Let's consider two events: event $M$ means throwing a 6, event $N$ means that you throw an odd number $N={1,3,5}$. These events are exclusive, and you can use the additivity rule if you want to know the answer to the question:

"what is the probability that your outcome will be a 6, or an odd number?"

$P(M\cup N) = P(M) + P(N) = \dfrac{1}{6}+\dfrac{3}{6}=\dfrac{4}{6} $

Now, let's consider the same event $N={1,3,5}$ and another event $Q={4,5}$. These events are not mutually exclusive, so if you want to know the probability that $N$ or $Q$ will happen, you need to use the addition law of probability.

Note that $(N \cap Q)$ is equal to getting an outcome of 5, as that is the "common" element in the respective event spaces of $N$ and $Q$. This means that $P(N \cap Q) = \dfrac{1}{6}$

$P(N\cup Q) = P(N) + P(Q) - P(N \cap Q) = \dfrac{3}{6} + \dfrac{2}{6} - \dfrac{1}{6} = \dfrac{4}{6} $

In the previous examples, you noticed that for our dice example, it is easy to use these fairly straightforward probability formulas to calculate probabilities of certain outcomes.

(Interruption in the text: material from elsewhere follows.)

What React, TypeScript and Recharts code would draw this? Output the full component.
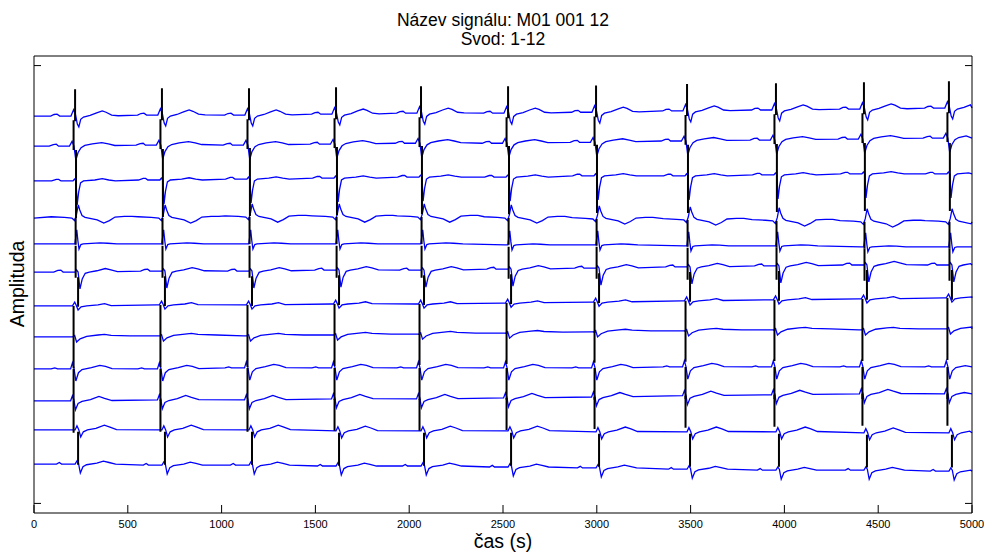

However, if you think about our text message example, things are less straightforward, e.g.:

"What is the probability of sending less than 20 text messages in a day?"

This is where the probability concepts introduced here fall short. The probability of throwing any number between 1 and 6 with a die is always exactly $\dfrac{1}{6}$, but we can't simply count our messages event space. In words, the probability of sending 20 messages is likely different than the probability of sending, say, 5 messages, and will be different for any number of messages sent. You'll learn about tools to solve problems like these later on.

Well done! In this section, you learned how to use sets to get to probabilities. You learned about experiments, event spaces, and outcomes. Next, you learned about the law of relative frequency and how it can be used to calculate probabilities, along with the three probability axioms.